It is not claimed that the Government has any public department or business which it should quarter at Dayton except its post-office and internal-revenue office. The former is represented as employing ten clerks, sixteen regular and two substitute letter carriers, and two special-delivery employees, who, I suppose, are boys, only occasionally in actual service. I do not understand that the present post-office quarters are either insufficient or inconvenient. By a statement prepared by the present postmaster it appears that they are rented by the Government for a period of ten years from the 15th day of October, 1883, at an annual rent of $2,950, which includes the cost of heating the same.
The office of the internal-revenue collector is claimed to be inadequate, but I am-led to believe that this officer is fairly accommodated at an annual rental of $900. It is not impossible that a suggestion to change the area of this revenue district may be adopted, which would relieve any complaint of inadequacy of office room.
With only these two offices to provide for, I am not satisfied that the expenditure of $150,000 for their accommodation, as proposed by this bill, is in accordance with sound business principles or consistent with that economy in public affairs which has been promised to the people.
GROVER CLEVELAND.
EXECUTIVE MANSION, July 10, 1886.
To the House of Representatives:
I herewith return without approval House bill No. 5546, entitled “An act for the erection of a public building at Asheville, N.C.”
If the needs of the Government are alone considered, the proposed building is only necessary for the accommodation of two terms of the United States court in each year and to provide an office for the clerk of that court and more commodious quarters for the post-office.
The terms of the court are now held in the county court room at Asheville at an expense to the Government of $50 for each term; the clerk of the court occupies a room for which an annual rent of $150 is paid, and the rent paid for the rooms occupied by the post-office is $180 each year.
The postmaster reports that four employees are regularly engaged in his office, which is now rated as third class.

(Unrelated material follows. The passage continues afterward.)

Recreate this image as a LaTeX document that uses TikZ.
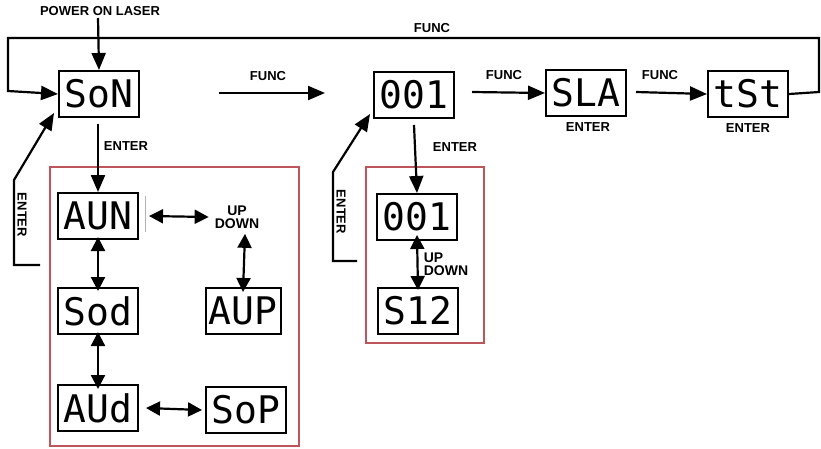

I have no doubt that the court could be much more conveniently provided for in a new building if one should be erected; but it is represented to me that the regular terms held at Asheville last only two or three weeks each, though special terms are ordered at times to clear the docket. It is difficult to see from any facts presented in support of this bill why the United States court does not find accommodations which fairly answer its needs in the rooms now occupied by it. The floor space furnished for the terms of the Federal court is stated to be 75 by 100 feet, which, it must be admitted, provides a very respectable court room.
It is submitted that the necessity to the Government of a proper place to hold its courts is the only consideration which should have any weight in determining upon the propriety of expending the money which will be necessary to erect the proposed new building.